■ **To do**:
In the records below, reproduce exactly the lines from the one containing "What React, TypeScript" through the one containing "import * as", both included, and omit the pictures.

■ **Entries supplied**:
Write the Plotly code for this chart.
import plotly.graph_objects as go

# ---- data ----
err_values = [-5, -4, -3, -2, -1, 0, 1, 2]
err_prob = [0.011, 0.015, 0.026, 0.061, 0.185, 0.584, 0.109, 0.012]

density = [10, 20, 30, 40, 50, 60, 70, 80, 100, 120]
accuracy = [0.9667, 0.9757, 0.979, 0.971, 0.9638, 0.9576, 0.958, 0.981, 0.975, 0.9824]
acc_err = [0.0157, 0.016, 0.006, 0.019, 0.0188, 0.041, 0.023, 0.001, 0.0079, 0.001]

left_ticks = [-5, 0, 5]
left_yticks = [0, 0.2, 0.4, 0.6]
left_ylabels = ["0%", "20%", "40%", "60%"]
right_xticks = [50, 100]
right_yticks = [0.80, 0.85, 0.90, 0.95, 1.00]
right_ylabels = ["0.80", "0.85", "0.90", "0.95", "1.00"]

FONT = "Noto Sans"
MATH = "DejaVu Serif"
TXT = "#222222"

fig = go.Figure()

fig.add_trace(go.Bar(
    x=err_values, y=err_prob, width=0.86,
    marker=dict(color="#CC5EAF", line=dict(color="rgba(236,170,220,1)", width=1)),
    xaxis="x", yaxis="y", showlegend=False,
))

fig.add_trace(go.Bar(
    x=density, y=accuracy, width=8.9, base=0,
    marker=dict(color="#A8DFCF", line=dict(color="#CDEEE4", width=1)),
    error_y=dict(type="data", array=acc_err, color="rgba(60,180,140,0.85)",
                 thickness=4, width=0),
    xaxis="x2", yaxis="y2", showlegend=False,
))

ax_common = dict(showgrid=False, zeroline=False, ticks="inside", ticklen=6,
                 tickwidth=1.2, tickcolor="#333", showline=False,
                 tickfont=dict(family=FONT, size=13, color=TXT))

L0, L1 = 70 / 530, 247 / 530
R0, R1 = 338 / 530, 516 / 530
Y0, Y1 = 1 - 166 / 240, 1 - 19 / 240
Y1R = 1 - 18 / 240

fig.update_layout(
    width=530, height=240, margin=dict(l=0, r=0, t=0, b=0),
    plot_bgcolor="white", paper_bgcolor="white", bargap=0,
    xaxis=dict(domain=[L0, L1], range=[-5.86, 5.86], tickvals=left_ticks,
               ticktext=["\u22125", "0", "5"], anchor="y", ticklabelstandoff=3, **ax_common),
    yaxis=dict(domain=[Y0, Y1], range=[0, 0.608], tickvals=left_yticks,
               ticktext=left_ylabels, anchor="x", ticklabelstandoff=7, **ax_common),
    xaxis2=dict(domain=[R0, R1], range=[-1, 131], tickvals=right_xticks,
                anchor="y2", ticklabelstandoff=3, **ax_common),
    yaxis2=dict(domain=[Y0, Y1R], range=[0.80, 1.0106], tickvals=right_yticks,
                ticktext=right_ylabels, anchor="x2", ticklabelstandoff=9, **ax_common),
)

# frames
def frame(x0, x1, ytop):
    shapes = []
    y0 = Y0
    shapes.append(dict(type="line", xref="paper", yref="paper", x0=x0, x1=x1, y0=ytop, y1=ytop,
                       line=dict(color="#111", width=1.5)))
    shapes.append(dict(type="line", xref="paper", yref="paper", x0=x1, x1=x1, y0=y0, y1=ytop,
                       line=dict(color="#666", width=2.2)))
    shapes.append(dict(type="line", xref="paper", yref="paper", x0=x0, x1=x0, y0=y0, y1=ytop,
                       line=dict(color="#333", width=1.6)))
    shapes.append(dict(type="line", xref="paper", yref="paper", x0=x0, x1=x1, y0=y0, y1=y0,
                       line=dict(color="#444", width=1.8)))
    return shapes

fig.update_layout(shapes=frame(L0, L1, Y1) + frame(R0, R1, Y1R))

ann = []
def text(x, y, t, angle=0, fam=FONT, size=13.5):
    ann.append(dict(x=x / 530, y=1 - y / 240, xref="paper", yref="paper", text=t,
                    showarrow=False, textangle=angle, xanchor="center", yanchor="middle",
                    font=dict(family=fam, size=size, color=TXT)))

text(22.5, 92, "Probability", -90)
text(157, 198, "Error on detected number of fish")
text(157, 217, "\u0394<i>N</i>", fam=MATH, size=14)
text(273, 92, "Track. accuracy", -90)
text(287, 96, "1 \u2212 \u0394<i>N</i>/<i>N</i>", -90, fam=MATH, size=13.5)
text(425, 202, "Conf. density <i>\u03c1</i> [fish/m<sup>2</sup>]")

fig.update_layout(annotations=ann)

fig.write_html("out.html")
...
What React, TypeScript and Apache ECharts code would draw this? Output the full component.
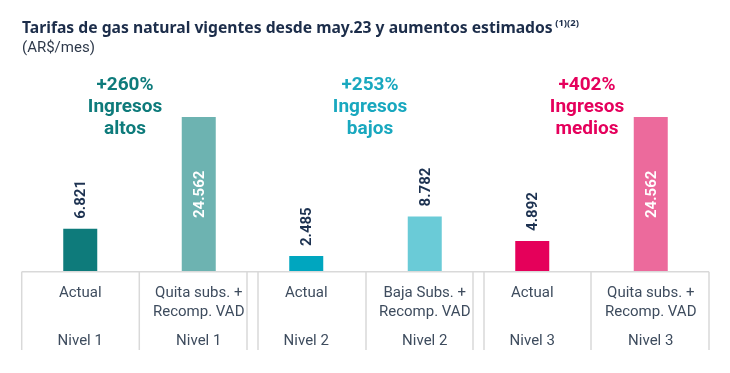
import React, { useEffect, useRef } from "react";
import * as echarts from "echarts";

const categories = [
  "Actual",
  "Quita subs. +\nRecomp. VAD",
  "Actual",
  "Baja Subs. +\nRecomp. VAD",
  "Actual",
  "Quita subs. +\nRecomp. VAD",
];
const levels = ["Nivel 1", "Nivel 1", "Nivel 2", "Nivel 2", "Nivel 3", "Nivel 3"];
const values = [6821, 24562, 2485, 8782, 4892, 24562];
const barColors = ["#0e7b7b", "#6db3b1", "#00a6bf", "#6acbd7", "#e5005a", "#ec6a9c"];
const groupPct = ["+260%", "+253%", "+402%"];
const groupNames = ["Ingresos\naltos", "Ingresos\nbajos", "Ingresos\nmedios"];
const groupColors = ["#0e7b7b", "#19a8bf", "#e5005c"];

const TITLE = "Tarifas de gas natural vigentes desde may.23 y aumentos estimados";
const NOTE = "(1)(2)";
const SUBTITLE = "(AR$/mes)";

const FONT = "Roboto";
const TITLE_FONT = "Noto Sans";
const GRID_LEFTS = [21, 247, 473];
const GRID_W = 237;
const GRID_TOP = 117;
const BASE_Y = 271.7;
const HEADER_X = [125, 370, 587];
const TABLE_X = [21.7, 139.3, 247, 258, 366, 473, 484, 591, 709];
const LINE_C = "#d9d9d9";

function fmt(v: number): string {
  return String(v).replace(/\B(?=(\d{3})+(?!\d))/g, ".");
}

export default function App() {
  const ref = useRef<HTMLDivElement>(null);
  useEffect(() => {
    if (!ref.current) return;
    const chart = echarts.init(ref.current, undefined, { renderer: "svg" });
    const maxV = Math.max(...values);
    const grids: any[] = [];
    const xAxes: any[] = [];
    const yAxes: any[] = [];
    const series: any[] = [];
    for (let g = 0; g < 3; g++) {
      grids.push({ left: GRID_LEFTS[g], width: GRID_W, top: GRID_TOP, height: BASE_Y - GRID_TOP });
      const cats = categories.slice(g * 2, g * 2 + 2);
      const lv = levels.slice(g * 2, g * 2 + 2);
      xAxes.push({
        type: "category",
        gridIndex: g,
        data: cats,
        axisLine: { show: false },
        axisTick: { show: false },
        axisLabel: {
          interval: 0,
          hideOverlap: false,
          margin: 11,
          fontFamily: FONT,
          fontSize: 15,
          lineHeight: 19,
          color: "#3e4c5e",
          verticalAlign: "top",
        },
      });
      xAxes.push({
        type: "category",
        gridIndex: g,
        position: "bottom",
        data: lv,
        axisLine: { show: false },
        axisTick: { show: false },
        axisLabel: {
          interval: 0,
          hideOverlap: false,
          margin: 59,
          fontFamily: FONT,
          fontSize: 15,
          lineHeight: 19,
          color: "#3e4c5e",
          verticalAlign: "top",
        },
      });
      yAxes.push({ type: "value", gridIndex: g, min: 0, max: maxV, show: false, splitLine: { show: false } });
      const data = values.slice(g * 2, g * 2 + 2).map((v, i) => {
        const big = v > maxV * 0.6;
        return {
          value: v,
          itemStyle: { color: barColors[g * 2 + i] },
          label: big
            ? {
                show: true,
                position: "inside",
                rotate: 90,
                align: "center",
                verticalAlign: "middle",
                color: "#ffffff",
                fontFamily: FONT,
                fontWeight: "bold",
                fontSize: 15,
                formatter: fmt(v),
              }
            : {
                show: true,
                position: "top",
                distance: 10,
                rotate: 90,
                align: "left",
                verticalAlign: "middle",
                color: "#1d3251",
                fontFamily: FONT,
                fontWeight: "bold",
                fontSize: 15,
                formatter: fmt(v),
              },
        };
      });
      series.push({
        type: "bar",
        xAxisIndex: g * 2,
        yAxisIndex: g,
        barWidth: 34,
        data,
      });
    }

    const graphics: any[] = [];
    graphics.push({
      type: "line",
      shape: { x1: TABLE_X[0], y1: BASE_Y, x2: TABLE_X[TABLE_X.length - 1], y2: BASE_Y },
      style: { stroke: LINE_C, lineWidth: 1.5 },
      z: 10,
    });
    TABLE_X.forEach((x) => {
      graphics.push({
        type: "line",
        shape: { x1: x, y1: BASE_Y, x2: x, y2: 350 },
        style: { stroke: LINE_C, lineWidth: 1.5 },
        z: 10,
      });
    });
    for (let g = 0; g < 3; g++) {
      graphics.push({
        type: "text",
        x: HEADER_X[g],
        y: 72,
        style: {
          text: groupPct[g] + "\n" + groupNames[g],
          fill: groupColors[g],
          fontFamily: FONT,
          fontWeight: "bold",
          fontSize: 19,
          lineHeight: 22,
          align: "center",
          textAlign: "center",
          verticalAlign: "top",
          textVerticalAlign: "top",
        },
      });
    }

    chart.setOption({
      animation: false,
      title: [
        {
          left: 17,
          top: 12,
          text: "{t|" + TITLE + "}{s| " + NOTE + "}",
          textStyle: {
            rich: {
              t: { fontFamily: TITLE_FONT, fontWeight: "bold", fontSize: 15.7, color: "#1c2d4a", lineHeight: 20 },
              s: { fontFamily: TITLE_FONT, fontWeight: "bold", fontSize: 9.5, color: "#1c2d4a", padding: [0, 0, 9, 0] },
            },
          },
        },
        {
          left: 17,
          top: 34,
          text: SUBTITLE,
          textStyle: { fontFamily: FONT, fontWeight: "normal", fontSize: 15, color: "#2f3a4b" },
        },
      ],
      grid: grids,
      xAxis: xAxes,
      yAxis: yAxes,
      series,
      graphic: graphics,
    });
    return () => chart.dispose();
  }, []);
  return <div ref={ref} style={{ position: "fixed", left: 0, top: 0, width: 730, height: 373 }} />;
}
...
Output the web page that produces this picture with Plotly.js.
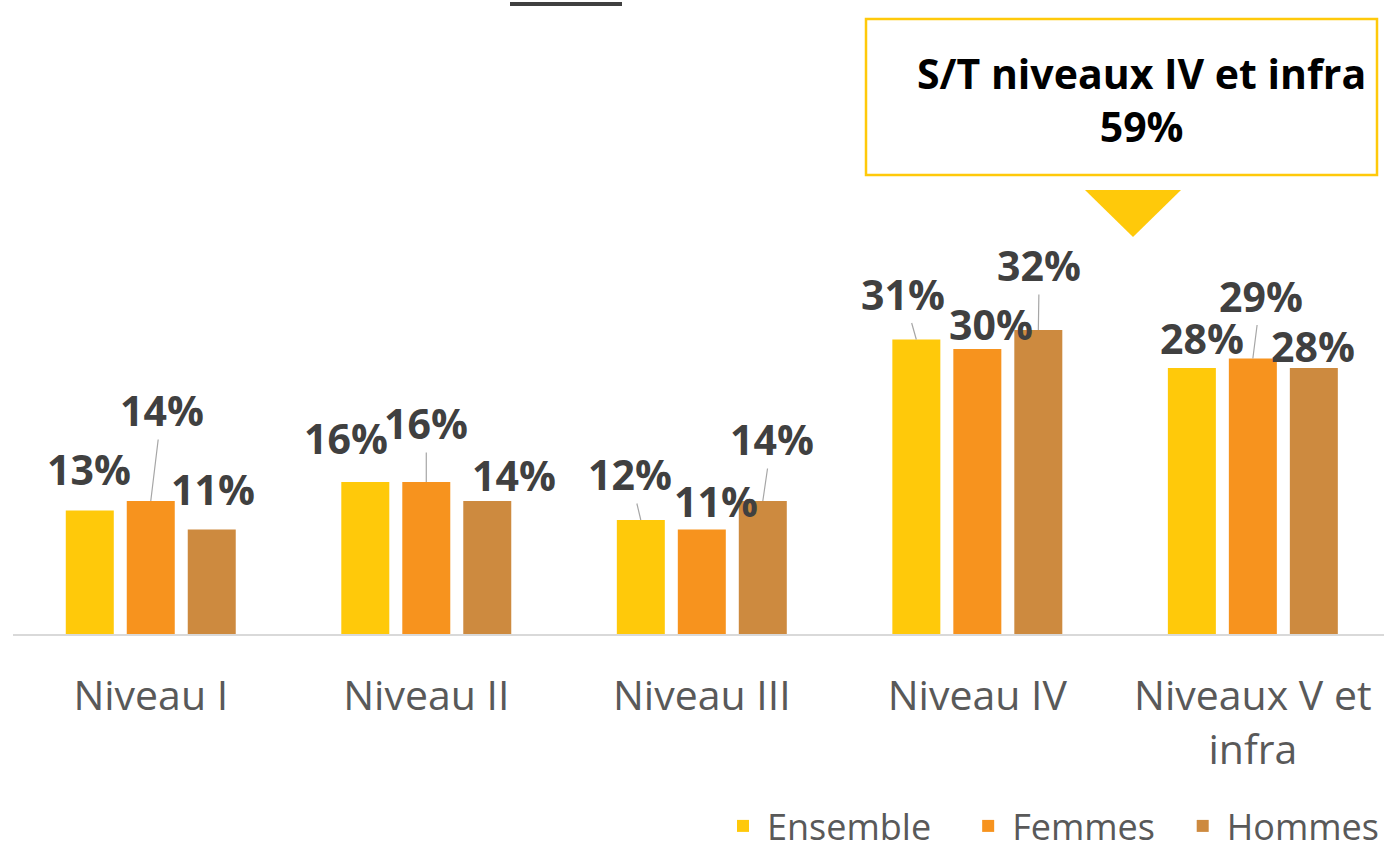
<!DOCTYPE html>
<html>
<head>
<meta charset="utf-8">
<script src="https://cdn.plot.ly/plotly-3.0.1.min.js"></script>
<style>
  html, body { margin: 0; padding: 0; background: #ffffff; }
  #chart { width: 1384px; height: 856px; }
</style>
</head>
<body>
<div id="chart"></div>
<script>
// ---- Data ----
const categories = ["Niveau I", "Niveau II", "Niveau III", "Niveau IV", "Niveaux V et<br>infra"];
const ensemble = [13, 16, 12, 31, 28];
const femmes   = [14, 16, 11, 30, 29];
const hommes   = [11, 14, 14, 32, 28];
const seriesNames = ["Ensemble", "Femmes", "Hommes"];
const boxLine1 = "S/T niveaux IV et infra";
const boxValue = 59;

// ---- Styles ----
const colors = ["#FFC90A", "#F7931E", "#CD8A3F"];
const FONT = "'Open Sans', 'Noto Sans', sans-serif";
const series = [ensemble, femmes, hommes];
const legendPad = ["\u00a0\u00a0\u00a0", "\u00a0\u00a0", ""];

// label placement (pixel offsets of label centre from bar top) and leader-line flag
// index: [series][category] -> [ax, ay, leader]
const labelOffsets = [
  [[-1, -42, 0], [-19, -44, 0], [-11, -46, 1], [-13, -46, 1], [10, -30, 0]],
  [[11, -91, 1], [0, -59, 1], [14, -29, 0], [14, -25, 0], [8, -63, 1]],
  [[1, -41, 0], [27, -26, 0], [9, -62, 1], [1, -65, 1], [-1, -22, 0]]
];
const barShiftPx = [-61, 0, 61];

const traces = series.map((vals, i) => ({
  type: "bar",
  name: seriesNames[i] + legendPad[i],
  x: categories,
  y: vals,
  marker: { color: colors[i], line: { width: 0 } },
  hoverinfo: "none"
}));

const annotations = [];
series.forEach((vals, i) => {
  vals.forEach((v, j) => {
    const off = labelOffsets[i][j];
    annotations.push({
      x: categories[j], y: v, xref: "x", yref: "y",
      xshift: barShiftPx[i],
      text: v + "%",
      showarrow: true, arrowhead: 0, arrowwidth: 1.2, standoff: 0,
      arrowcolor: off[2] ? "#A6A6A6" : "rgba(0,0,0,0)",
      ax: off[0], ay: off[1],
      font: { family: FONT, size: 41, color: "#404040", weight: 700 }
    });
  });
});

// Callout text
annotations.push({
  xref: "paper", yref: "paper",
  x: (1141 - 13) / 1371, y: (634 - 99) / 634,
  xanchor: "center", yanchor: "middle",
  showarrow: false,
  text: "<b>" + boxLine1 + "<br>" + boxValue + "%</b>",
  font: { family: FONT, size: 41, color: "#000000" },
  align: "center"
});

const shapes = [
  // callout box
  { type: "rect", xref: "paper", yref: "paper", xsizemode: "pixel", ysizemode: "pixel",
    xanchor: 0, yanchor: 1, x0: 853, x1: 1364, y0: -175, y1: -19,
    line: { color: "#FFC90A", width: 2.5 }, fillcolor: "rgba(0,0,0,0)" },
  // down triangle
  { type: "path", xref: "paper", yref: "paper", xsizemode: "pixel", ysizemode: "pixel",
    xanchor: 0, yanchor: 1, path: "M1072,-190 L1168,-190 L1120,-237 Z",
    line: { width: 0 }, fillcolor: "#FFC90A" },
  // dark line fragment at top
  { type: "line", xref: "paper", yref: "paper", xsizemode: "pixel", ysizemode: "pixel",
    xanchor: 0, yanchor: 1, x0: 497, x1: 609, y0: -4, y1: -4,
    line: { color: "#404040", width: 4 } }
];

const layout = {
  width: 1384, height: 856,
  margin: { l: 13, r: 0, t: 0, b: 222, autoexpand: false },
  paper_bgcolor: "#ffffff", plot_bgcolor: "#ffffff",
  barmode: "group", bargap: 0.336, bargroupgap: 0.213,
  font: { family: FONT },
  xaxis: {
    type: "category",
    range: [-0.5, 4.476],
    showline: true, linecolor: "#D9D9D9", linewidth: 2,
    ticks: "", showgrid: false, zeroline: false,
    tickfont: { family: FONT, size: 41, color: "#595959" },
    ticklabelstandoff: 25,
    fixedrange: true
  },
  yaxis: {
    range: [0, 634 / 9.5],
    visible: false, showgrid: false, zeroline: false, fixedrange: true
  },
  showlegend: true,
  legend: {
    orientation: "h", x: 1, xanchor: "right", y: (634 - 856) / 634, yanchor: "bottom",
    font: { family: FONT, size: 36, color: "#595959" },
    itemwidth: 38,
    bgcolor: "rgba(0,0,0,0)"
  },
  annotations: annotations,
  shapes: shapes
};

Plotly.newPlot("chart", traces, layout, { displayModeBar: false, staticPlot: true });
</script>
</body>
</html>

■ **Solution**:
What React, TypeScript and Apache ECharts code would draw this? Output the full component.
import React, { useEffect, useRef } from "react";
import * as echarts from "echarts";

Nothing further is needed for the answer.